O que ele não poderia prever é que o sucessor também pensaria assim. Pior ainda: a moradia não supriu as expectativas do novo sacerdote. Para o luxo, não há mesmo limites. Uma sucessão de líderes espirituais transforma sua moradia em algo incompleto e monumental, similar a mítica Xanadu de Cidadão Kane, filme clássico de Orson Welles — por sua vez, o nome da propriedade deriva da cidade antiga de Xanadu, célebre por seu esplendor.
A crítica de Aira à igreja e às instituições é mordaz: “Na sua permanência, a casa se torna símbolo da alma virtuosa, da alma justa”. O olhar do autor também é visível em sua sátira das imitações baratas na literatura e dos “modelos” fáceis de escrita. O personagem Aira é categórico em O Congresso de Literatura: “eu sabia que com os clones é assim: um são todos”. Dificilmente o leitor de A prova — tendo comprado ou não a explosão de violência e o final delirante — sai impune da reflexão acerca da falta de sentido da vida contemporânea. O vestido rosa traça uma travessia rumo à consciência, com a mais bela prosa do conjunto. É marcante a última meditação do outrora bobo Asís:
Não, não sabia de nada. Mas ao menos sabia que amava o céu. E a beleza do crepúsculo o observava.
Essas são, é claro, possibilidades de interpretação. Nunca há uma só com Aira, ou respostas fáceis. Ao fim de suas novelitas, os bobos já não têm vez. A importância da obra de César Aira está em seu tributo à imaginação. Ele nos lembra que a criação literária pode ser frenética. Encontramos uma literatura com vida, pulsante. A inventividade ainda pode ser a matéria do escritor, ainda que parte do meio literário pareça ter se esquecido disso.

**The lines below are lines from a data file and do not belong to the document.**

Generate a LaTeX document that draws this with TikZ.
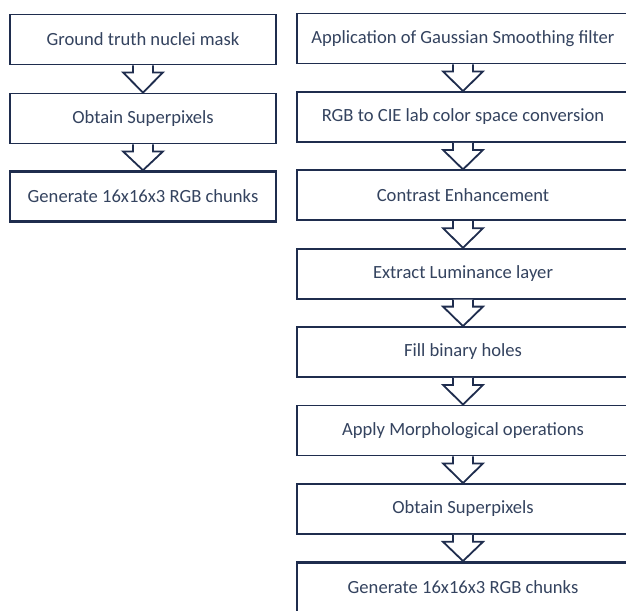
\documentclass[tikz,border=0pt]{standalone}
\usepackage{fontspec}
\setmainfont{Carlito}
\usepackage{tikz}
\usetikzlibrary{calc}
\definecolor{boxline}{HTML}{1F2D4E}
\definecolor{boxtext}{HTML}{34435F}

\tikzset{
  stage/.style={draw=boxline, line width=1.8pt, fill=white, rectangle,
    minimum width=266pt, minimum height=50pt, inner sep=0pt,
    text=boxtext, font=\fontsize{18.6}{22}\selectfont},
  widestage/.style={stage, minimum width=332pt},
  laststage/.style={line width=2.5pt},
  flowarrow/.style={draw=boxline, line width=1.8pt, fill=white, line join=miter}
}
% open block arrow from the bottom of one box to the top of the next
\newcommand{\blockarrow}[2]{%
  \draw[flowarrow] ($(#1.south)+(-10,0)$) -- ($(#1.south)+(-10,7)$)
    -- ($(#1.south)+(-20,7)$) -- (#2.north) -- ($(#1.south)+(20,7)$)
    -- ($(#1.south)+(10,7)$) -- ($(#1.south)+(10,0)$);}

\begin{document}
\begin{tikzpicture}[x=1pt,y=-1pt]
      \useasboundingbox (0,0) rectangle (626,610);
      \clip (0,0) rectangle (626,610);
      % ground truth branch
      \node (G1) at (143,39.5)  [stage] {Ground truth nuclei mask};
      \node (G2) at (143,118.5) [stage] {Obtain Superpixels};
      \node (G3) at (143,196.5) [stage, laststage] {Generate 16x16x3 RGB chunks};
      % image branch
      \node (P1) at (463,38.5)  [widestage] {Application of Gaussian Smoothing filter};
      \node (P2) at (463,117)   [widestage] {RGB to CIE lab color space conversion};
      \node (P3) at (463,195.3) [widestage] {Contrast Enhancement};
      \node (P4) at (463,273.7) [widestage] {Extract Luminance layer};
      \node (P5) at (463,352)   [widestage] {Fill binary holes};
      \node (P6) at (463,430.5) [widestage] {Apply Morphological operations};
      \node (P7) at (463,508.9) [widestage] {Obtain Superpixels};
      \node (P8) at (463,587.3) [widestage, laststage] {Generate 16x16x3 RGB chunks};
      \blockarrow{G1}{G2} \blockarrow{G2}{G3}
      \blockarrow{P1}{P2} \blockarrow{P2}{P3} \blockarrow{P3}{P4}
      \blockarrow{P4}{P5} \blockarrow{P5}{P6} \blockarrow{P6}{P7}
      \blockarrow{P7}{P8}
    \end{tikzpicture}
\end{document}
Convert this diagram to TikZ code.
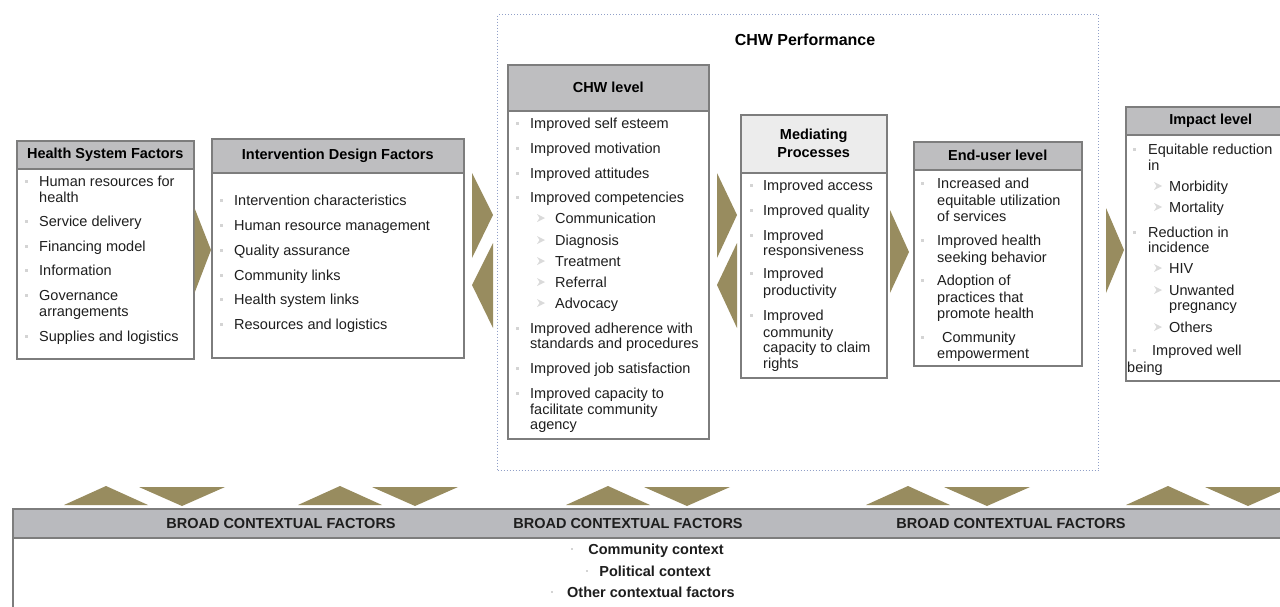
\documentclass[tikz,border=0pt]{standalone}
\usepackage{fontspec}
\setmainfont{Liberation Sans}
\definecolor{chevgold}{RGB}{152,140,95}
\definecolor{headgrey}{RGB}{190,190,192}
\definecolor{paleheadgrey}{RGB}{236,236,236}
\definecolor{bandgrey}{RGB}{185,186,190}
\definecolor{framegrey}{RGB}{125,125,125}
\definecolor{dotgrey}{RGB}{212,212,212}
\definecolor{perfblue}{RGB}{145,160,200}
\definecolor{txtgrey}{RGB}{30,30,30}
\newcommand\bodyfont{\fontsize{14.5}{17}\selectfont}

\tikzset{
  panel/.style={draw=framegrey, line width=1.5pt, fill=white, anchor=north west, inner sep=0pt},
  head/.style={panel, fill=headgrey, font=\bodyfont\bfseries, text=black},
  itemtxt/.style={anchor=base west, yshift=-5pt, inner sep=0pt, font=\bodyfont, text=txtgrey},
  ctxtxt/.style={anchor=base, yshift=-5pt, inner sep=0pt, font=\bodyfont\bfseries, text=txtgrey},
  bul/.style={fill=dotgrey, minimum size=3pt, inner sep=0pt},
  subbul/.style={fill=dotgrey!85},
  chev/.style={fill=chevgold},
}

\begin{document}
\begin{tikzpicture}[x=1pt, y=-1pt]
\useasboundingbox (0,0) rectangle (1280,606);
\clip (0,0) rectangle (1280,606);
\fill[white] (0,0) rectangle (1280,606);

\node[draw=perfblue, dotted, line width=1pt, anchor=north west, inner sep=0pt,
  minimum width=601, minimum height=456] (perfbox) at (497,14) {};
\node[font=\fontsize{16}{18}\selectfont\bfseries, inner sep=0pt] (perf) at (805,40) {CHW Performance};

\node[panel, minimum width=177, minimum height=218] (hsf) at (16,140) {};
\node[head, minimum width=177, minimum height=28] (hsfh) at (16,140) {Health System Factors};
\foreach \y/\t [count=\i] in {181/Human resources for, 197/health, 221/Service delivery,
  246/Financing model, 270/Information, 295/Governance, 311/arrangements, 336/Supplies and logistics}
  \node[itemtxt] (hsf-\i) at (39,\y) {\t};
\foreach \y in {181,221,246,270,295,336}
  \node[bul] (hsfb-\y) at (26,\y) {};

\node[panel, minimum width=252, minimum height=219] (idf) at (211,138) {};
\node[head, minimum width=252, minimum height=34] (idfh) at (211,138) {Intervention Design Factors};
\foreach \y/\t [count=\i] in {200/Intervention characteristics, 225/Human resource management,
  250/Quality assurance, 275/Community links, 299/Health system links, 324/Resources and logistics}
  \node[itemtxt] (idf-\i) at (234,\y) {\t};
\foreach \y in {200,225,250,275,299,324}
  \node[bul] (idfb-\y) at (221,\y) {};

\node[panel, minimum width=201, minimum height=374] (chw) at (507,64) {};
\node[head, minimum width=201, minimum height=46] (chwh) at (507,64) {CHW level};
\foreach \y/\t [count=\i] in {123/Improved self esteem, 148/Improved motivation, 173/Improved attitudes,
  197/Improved competencies, 328/Improved adherence with, 343/standards and procedures,
  368/Improved job satisfaction, 393/Improved capacity to, 409/facilitate community, 424/agency}
  \node[itemtxt] (chw-\i) at (530,\y) {\t};
\foreach \y/\t [count=\i] in {218/Communication, 240/Diagnosis, 261/Treatment, 282/Referral, 303/Advocacy}
  \node[itemtxt] (chws-\i) at (555,\y) {\t};
\foreach \y in {123,148,173,197,328,368,393}
  \node[bul] (chwb-\y) at (517,\y) {};
\foreach \y in {218,240,261,282,303}
  \fill[subbul] (537,\y-4) -- (545,\y) -- (537,\y+4) -- (539.5,\y) -- cycle;

\node[panel, minimum width=146, minimum height=263] (med) at (740,114) {};
\node[head, fill=paleheadgrey, align=center, font=\fontsize{14.5}{18}\selectfont\bfseries,
  minimum width=146, minimum height=58] (medh) at (740,114) {Mediating\\Processes};
\foreach \y/\t [count=\i] in {185/Improved access, 210/Improved quality, 235/Improved, 250/responsiveness,
  273/Improved, 290/productivity, 315/Improved, 332/community, 347/capacity to claim, 363/rights}
  \node[itemtxt] (med-\i) at (763,\y) {\t};
\foreach \y in {185,210,235,273,315}
  \node[bul] (medb-\y) at (751,\y) {};

\node[panel, minimum width=168, minimum height=224] (end) at (913,141) {};
\node[head, minimum width=168, minimum height=28] (endh) at (913,141) {End-user level};
\foreach \x/\y/\t [count=\i] in {937/183/Increased and, 937/200/equitable utilization, 937/216/of services,
  937/240/Improved health, 937/257/seeking behavior, 937/280/Adoption of, 937/297/practices that,
  937/313/promote health, 942/337/Community, 937/353/empowerment}
  \node[itemtxt] (end-\i) at (\x,\y) {\t};
\foreach \y in {183,240,280,337}
  \node[bul] (endb-\y) at (922,\y) {};

\node[panel, minimum width=170, minimum height=274] (imp) at (1125,106) {};
\node[head, minimum width=170, minimum height=28] (imph) at (1125,106) {Impact level};
\foreach \x/\y/\t [count=\i] in {1148/149/Equitable reduction, 1148/165/in, 1148/232/Reduction in,
  1148/247/incidence, 1152/350/Improved well, 1127/367/being}
  \node[itemtxt] (imp-\i) at (\x,\y) {\t};
\foreach \y/\t [count=\i] in {186/Morbidity, 207/Mortality, 268/HIV, 290/Unwanted, 305/pregnancy, 327/Others}
  \node[itemtxt] (imps-\i) at (1169,\y) {\t};
\foreach \y in {149,232,350}
  \node[bul] (impb-\y) at (1134,\y) {};
\foreach \y in {186,207,268,290,327}
  \fill[subbul] (1154,\y-4) -- (1162,\y) -- (1154,\y+4) -- (1156.5,\y) -- cycle;

\fill[chev] (hsf.east |- 0,208) -- (idf.west |- 0,250) -- (hsf.east |- 0,293) -- cycle;
\fill[chev] (472,173) -- (493,215) -- (472,258) -- cycle;
\fill[chev] (493,243) -- (472,285) -- (493,328) -- cycle;
\fill[chev] (717,173) -- (737,215) -- (717,258) -- cycle;
\fill[chev] (737,243) -- (717,285) -- (737,328) -- cycle;
\fill[chev] (890,210) -- (909,252) -- (890,293) -- cycle;
\fill[chev] (1106,208) -- (1124,250) -- (1106,293) -- cycle;

\foreach \u/\d in {106/182, 340/415, 608/687, 908/987, 1168/1248} {
  \fill[chev] (\u-42,505) -- (\u,486) -- (\u+42,505) -- cycle;
  \fill[chev] (\d-43,487) -- (\d+43,487) -- (\d,506) -- cycle;
}

\node[panel, minimum width=1290, minimum height=110] (ctx) at (12,508) {};
\node[panel, fill=bandgrey, minimum width=1290, minimum height=29] (band) at (12,508) {};
\foreach \x [count=\i] in {281,628,1011}
  \node[ctxtxt] (band-\i) at (\x,523) {BROAD CONTEXTUAL FACTORS};
\node[ctxtxt] (ctx-1) at (656,549) {Community context};
\node[ctxtxt] (ctx-2) at (655,571) {Political context};
\node[ctxtxt] (ctx-3) at (651,592) {Other contextual factors};
\node[bul, minimum size=2pt] (ctxb-1) at (572,549) {};
\node[bul, minimum size=2pt] (ctxb-2) at (587,571) {};
\node[bul, minimum size=2pt] (ctxb-3) at (552,592) {};
\end{tikzpicture}
\end{document}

O cardápio de Aira chega bem variado. Aos que apreciam um belo projeto gráfico, os pequenos livros caem bem na estante. Para os que valorizam um bom aparato crítico, as edições vêm acompanhadas de posfácios de Ieda Magri, María Belén Riveiro, Gonzalo Aguilar e Ricardo Strafacce, que apresentam chaves de leitura da obra aireana. Cabe ao leitor escolher e ver se as novelitas lhe servem. Já adianto: vale, ao menos, experimentar.